Last year, Leicestershire police scanned the faces of 90,000 festival-goers at Download Festival, checking them against a list of wanted criminals across the country. It was the first time anywhere in the UK that facial recognition technology — NeoFace — was used at a public outdoor event.
Privacy campaigners — and Muse frontman Matt Bellamy — expressed their fury at authorities after they casually mentioned the use of the surveillance project on Police Oracle, a police news and information website. Police didn't use any other method to warn festival-goers about the controversial initiative.
Oh, and they keep the data.
"The concept of facial recognition is moving towards a Blade Runner-type future. The question is: did I really give informed and explicit consent to this? Where's the transparency?" Raj Samani, CTO at Intel Security, told Mashable.
"In the case of festivals, it raises a lot of questions around what is done with our data once the event is over," he says.

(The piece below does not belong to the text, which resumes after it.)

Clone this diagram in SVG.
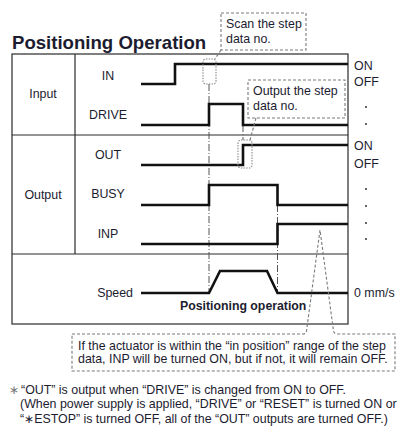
<svg xmlns="http://www.w3.org/2000/svg" width="400" height="428" viewBox="0 0 400 428">
<style>
text{font-family:"Liberation Sans",Arial,sans-serif;fill:#1c1c30;font-size:12.4px}
.b{font-weight:bold}
.m{text-anchor:middle}
.grid{stroke:#2a2a2a;stroke-width:1.2;fill:none}
.sig{stroke:#111;stroke-width:2.6;fill:none}
.guide{stroke:#555;stroke-width:1;stroke-dasharray:7 2 1 2;fill:none}
.call{stroke:#7a7a7a;stroke-width:1.1;stroke-dasharray:3 2;fill:none}
.mark{stroke:#8a8a8a;stroke-width:1.1;stroke-dasharray:1.5 1.2;fill:none}
.dot{fill:#333}
</style>
<rect width="400" height="428" fill="#fff"/>
<text id="title" x="12" y="49" class="b" style="font-size:18.6px">Positioning Operation</text>

<g id="table">
<rect x="12" y="54" width="336" height="270" class="grid"/>
<line x1="75" y1="54" x2="75" y2="254" class="grid"/>
<line x1="12" y1="135" x2="348" y2="135" class="grid"/>
<line x1="12" y1="254" x2="348" y2="254" class="grid"/>
</g>

<g id="labels">
<text x="43" y="98" class="m">Input</text>
<text x="43" y="199" class="m">Output</text>
<text x="108" y="79.7" class="m">IN</text>
<text x="108" y="118.5" class="m">DRIVE</text>
<text x="108" y="158.5" class="m">OUT</text>
<text x="108" y="198" class="m">BUSY</text>
<text x="108" y="237.5" class="m">INP</text>
<text x="133" y="297" style="text-anchor:end">Speed</text>
<text x="180" y="310" class="b" style="font-size:12.3px">Positioning operation</text>
</g>

<g id="guides">
<line x1="209" y1="84" x2="209" y2="293" class="guide"/>
<line x1="277.5" y1="205" x2="277.5" y2="293" class="guide"/>
<line x1="243" y1="125" x2="243" y2="140" class="guide"/>
</g>

<g id="signals">
<path d="M141,84 H175 V64 H348" class="sig"/>
<path d="M141,125 H209 V104 H243 V125 H348" class="sig"/>
<path d="M141,165 H243 V145 H348" class="sig"/>
<path d="M141,205 H209 V185 H277.5 V205 H348" class="sig"/>
<path d="M141,244 H277.5 V224 H348" class="sig"/>
<path d="M141,293 H209 L220,271 H267 L277.5,293 H348" class="sig"/>
</g>

<g id="levels">
<text x="354" y="69.5">ON</text>
<text x="354" y="86">OFF</text>
<circle cx="366" cy="107" r="1" class="dot"/>
<circle cx="366" cy="124" r="1" class="dot"/>
<text x="354" y="150">ON</text>
<text x="354" y="167.5">OFF</text>
<circle cx="366" cy="189" r="1" class="dot"/>
<circle cx="366" cy="206" r="1" class="dot"/>
<circle cx="366" cy="223" r="1" class="dot"/>
<circle cx="366" cy="239" r="1" class="dot"/>
<text x="354" y="297">0 mm/s</text>
</g>

<g id="callout-scan">
<rect x="221" y="13" width="85" height="37" class="call"/>
<path d="M221,50 L215,59" class="call"/>
<rect x="203" y="59" width="13" height="25" rx="3" class="mark"/>
<text x="226" y="28">Scan the step</text>
<text x="226" y="43">data no.</text>
</g>

<g id="callout-output">
<rect x="248" y="80" width="97" height="38" class="call"/>
<path d="M256,118 L250,140" class="call"/>
<rect x="238" y="140" width="14" height="28" rx="3" class="mark"/>
<text x="253" y="95">Output the step</text>
<text x="253" y="110">data no.</text>
</g>

<g id="callout-inp">
<path d="M72,334 H303 Q306,334 306.5,331 L320,230 L333.5,331 Q334,334 337,334 H395 V371 H72 Z" class="call"/>
<text x="78" y="349.5">If the actuator is within the “in position” range of the step</text>
<text x="78" y="363">data, INP will be turned ON, but if not, it will remain OFF.</text>
</g>

<g id="notes">
<text x="9" y="394" style="fill:#777">∗</text>
<text x="21" y="394">“OUT” is output when “DRIVE” is changed from ON to OFF.</text>
<text x="20" y="408">(When power supply is applied, “DRIVE” or “RESET” is turned ON or</text>
<text x="20" y="422.5">“∗ESTOP” is turned OFF, all of the “OUT” outputs are turned OFF.)</text>
</g>
</svg>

In order for facial recognition to be of use, the data has to be stored. But it's unclear how the data is stored and protected or for how long it remains and when it's deleted.
It's nearly impossible to find out who the dataset is shared with or cross-referenced against, Christopher Weatherhead, technology officer at Privacy International, told Mashable.
"For example is the imagery being compared to law enforcement databases, medical databases, or social media profiles?" he said.